Sometimes the big lights in popular music rise in glory and then burn out too soon. But some of those who played with them, no less talented but less well-known, keep a steady, warming glow -- they keep making music for all of their lives.
Bob Harvey is one of those. Past the time when others retire or want to be forgotten, Bob Harvey loves performing so much he can't quit. He keeps adding young talent to the sound of his current band, Georgia Blue, and truckin' on.
California was the setting for the legendary Bluegrass group, the Slippery Rock String Band, where Bob got his start in 1963. Then he was a founding member of Jefferson Airplane but went back to the re-formed Slippery Rock group and then into folk-rock with Catfish Wakely
Both the U.S. Navy and getting a journalism degree kept Bob working in other areas for some time, including writing and being managing editor for American Trucker Magazine. On assignment for the Navy in 1990, he went to Saudi Arabia and met Brian Fowler, whose "mandolin playing pulled me back into Bluegrass music," Bob says.
The two formed San Francisco Blue and recorded the CDs "Idiot's Vision" ; "Live on the Cartersville Express"; "Hurting for People," a tribute to Skip Spence, an Airplane member who co-wrote the song with Bob "back then"; and "Live at ARTS in hARTwell." Brian and Bob performed together at Brasstown Bald's Musicfest, Race Fest in Morrow, Ga., and again at the Cartersville Arts Festival, and then Brian decided to step back from music for a while.
Since all the current performers are from Calhoun, Ga., Bob has changed the name to Georgia Blue. Alesia Chester is a skillful and experienced harmony singer who joins Bob on vocals.
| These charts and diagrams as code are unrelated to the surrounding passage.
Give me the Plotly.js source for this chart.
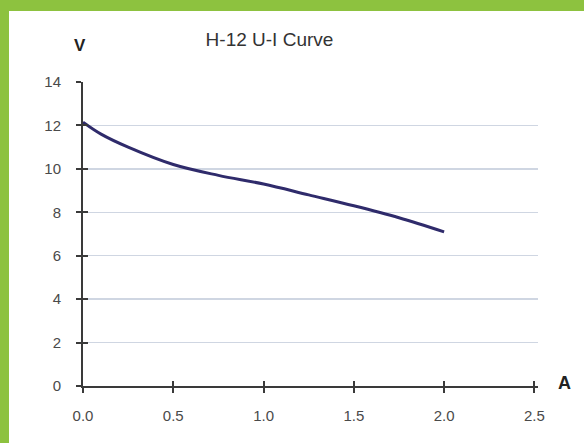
<!DOCTYPE html>
<html>
<head>
<meta charset="utf-8">
<script src="https://cdn.plot.ly/plotly-3.0.1.min.js"></script>
<style>
html,body{margin:0;padding:0;background:#8dc23f;width:584px;height:443px;overflow:hidden;}
#chart{position:absolute;left:9px;top:11px;width:575px;height:432px;background:#fff;}
</style>
</head>
<body>
<div id="chart"></div>
<script>
// Current (A) and voltage (V)
const currentA = [0, 0.1, 0.25, 0.5, 0.75, 1.0, 1.25, 1.5, 1.75, 2.0];
const voltageV = [12.15, 11.6, 11.0, 10.2, 9.7, 9.3, 8.8, 8.3, 7.75, 7.1];
const xTicks = [0, 0.5, 1.0, 1.5, 2.0, 2.5];
const xTickLabels = ["0.0", "0.5", "1.0", "1.5", "2.0", "2.5"];
const yTicks = [0, 2, 4, 6, 8, 10, 12, 14];
const chartTitle = "H-12 U-I Curve";
const yUnit = "V";
const xUnit = "A";

const font = "Liberation Sans, Arial, sans-serif";
const axisColor = "#3a3a3a";

const data = [
  {
    x: currentA, y: voltageV, mode: "lines", type: "scatter",
    line: {color: "#2f2b6b", width: 3, shape: "spline", smoothing: 1},
    hoverinfo: "skip", showlegend: false
  },
  {
    x: [currentA[0]], y: [voltageV[0]], xaxis: "x2", yaxis: "y2",
    mode: "markers", marker: {opacity: 0}, hoverinfo: "skip", showlegend: false
  }
];

const baseX = {
  range: [0, 2.52], tickvals: xTicks, ticktext: xTickLabels,
  showline: true, linecolor: axisColor, linewidth: 2,
  ticklen: 5, tickwidth: 2, tickcolor: axisColor,
  showgrid: false, zeroline: false, fixedrange: true
};
const baseY = {
  range: [0, 14], tickvals: yTicks,
  showline: true, linecolor: axisColor, linewidth: 2,
  ticklen: 5, tickwidth: 2, tickcolor: axisColor,
  zeroline: false, fixedrange: true
};

const tickFont = {family: font, size: 15, color: "#4a4a4a"};

const layout = {
  width: 575, height: 432,
  margin: {l: 74, r: 46, t: 71, b: 57},
  paper_bgcolor: "#ffffff", plot_bgcolor: "#ffffff",
  font: tickFont,
  title: {
    text: chartTitle, font: {family: font, size: 19, color: "#333"},
    xref: "container", yref: "container", x: 0.453, y: 0.935,
    xanchor: "center", yanchor: "middle"
  },
  xaxis: Object.assign({}, baseX, {ticks: "outside", showticklabels: true, ticklabelstandoff: 10,
    tickfont: tickFont}),
  yaxis: Object.assign({}, baseY, {ticks: "outside", showticklabels: true, ticklabelstandoff: 12,
    showgrid: true, gridcolor: "#cfd6e2", gridwidth: 1.5,
    tickfont: tickFont}),
  xaxis2: Object.assign({}, baseX, {overlaying: "x", anchor: "y2", side: "bottom",
    ticks: "inside", showticklabels: false}),
  yaxis2: Object.assign({}, baseY, {overlaying: "y", anchor: "x2", side: "left",
    ticks: "inside", showticklabels: false, showgrid: false}),
  annotations: [
    {text: yUnit, xref: "paper", yref: "paper", x: -0.006, y: 1.12, showarrow: false,
     xanchor: "center", yanchor: "middle", font: {family: font, size: 17, color: "#222", weight: "bold"}},
    {text: xUnit, xref: "paper", yref: "paper", x: 1.058, y: 0.01, showarrow: false,
     xanchor: "center", yanchor: "middle", font: {family: font, size: 18, color: "#222", weight: "bold"}}
  ]
};

Plotly.newPlot("chart", data, layout, {displayModeBar: false, staticPlot: true});
</script>
</body>
</html>
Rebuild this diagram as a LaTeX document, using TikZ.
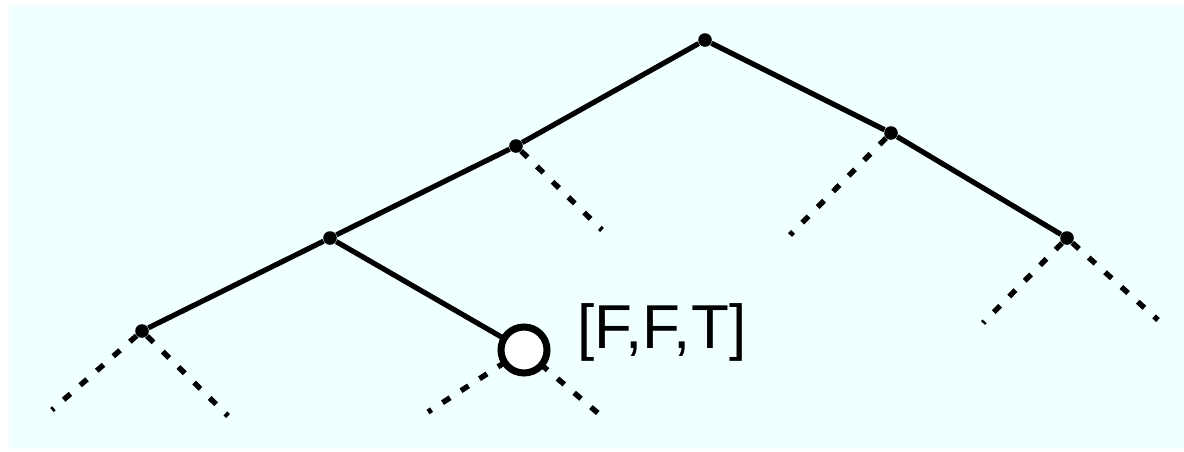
\documentclass[tikz,border=0pt]{standalone}
\usepackage{fontspec}
\setmainfont{Liberation Sans}
\usetikzlibrary{positioning}
\definecolor{bgcyan}{HTML}{F0FFFF}

\begin{document}
\begin{tikzpicture}[
  x=0.5pt, y=-0.5pt,
  dot/.style={circle, fill=black, inner sep=0pt, minimum size=6.8pt},
  leaf/.style={circle, draw=black, fill=white, line width=3.5pt, inner sep=0pt, minimum size=23pt},
  edge/.style={line width=2.6pt},
  stub/.style={line width=2.7pt, dash pattern=on 4.5pt off 6.5pt},
]
\useasboundingbox (0,0) rectangle (1184,451);
\fill[bgcyan] (9,5) rectangle (1184,449);

% Nodes - tree
\node[dot] (r)   at (705,40)  {};
\node[dot] (l)   at (516,146) {};
\node[dot] (rr)  at (891,133) {};
\node[dot] (ll)  at (330,238) {};
\node[dot] (rrr) at (1067,238) {};
\node[dot] (lll) at (142,331) {};
\coordinate (c) at (524,350);

% Free ends of the dashed stubs
\coordinate (lA)   at (602,230);
\coordinate (rrA)  at (790,235);
\coordinate (rrrA) at (983,323);
\coordinate (rrrB) at (1158,320);
\coordinate (lllA) at (52,410);
\coordinate (lllB) at (228,416);
\coordinate (cA)   at (428,412);
\coordinate (cB)   at (606,420);

% Dashed stubs
\draw[stub] (l) -- (lA);
\draw[stub] (rr) -- (rrA);
\draw[stub] (rrr) -- (rrrA);
\draw[stub] (rrr) -- (rrrB);
\draw[stub] (lll) -- (lllA);
\draw[stub] (lll) -- (lllB);
\draw[stub] (c) -- (cA);
\draw[stub] (c) -- (cB);

% Solid edges
\draw[edge] (r) -- (l);
\draw[edge] (r) -- (rr);
\draw[edge] (l) -- (ll);
\draw[edge] (rr) -- (rrr);
\draw[edge] (ll) -- (lll);
\draw[edge] (ll) -- (c);

% Marked node and its label
\node[leaf] (m) at (c) {};
\node[anchor=base west, inner sep=0pt, font=\fontsize{31}{36}\selectfont] (lab) at (577,348) {[F,F,T]};

\end{tikzpicture}
\end{document}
Bob says violinist Danny Taylor's "soulful and intuitive progressions will absolutely pull your heartstrings." Taylor will co-produce the group's next show and CD, "Alternative Country." The icing on the cake, says Bob, is Zack Lanier, a guitar-banjo man whose playing Bob likens to that of Chuck McCabe on "Live at the House of the Rising Sun" recorded by Jefferson Airplane in 1966
Firmly bound by his musical roots, but ever willing to leap out in faith on a new project, Bob Harvey continues to play festivals and venues wherever people want music that feels good, music that tells a story, and lyrics that have a message.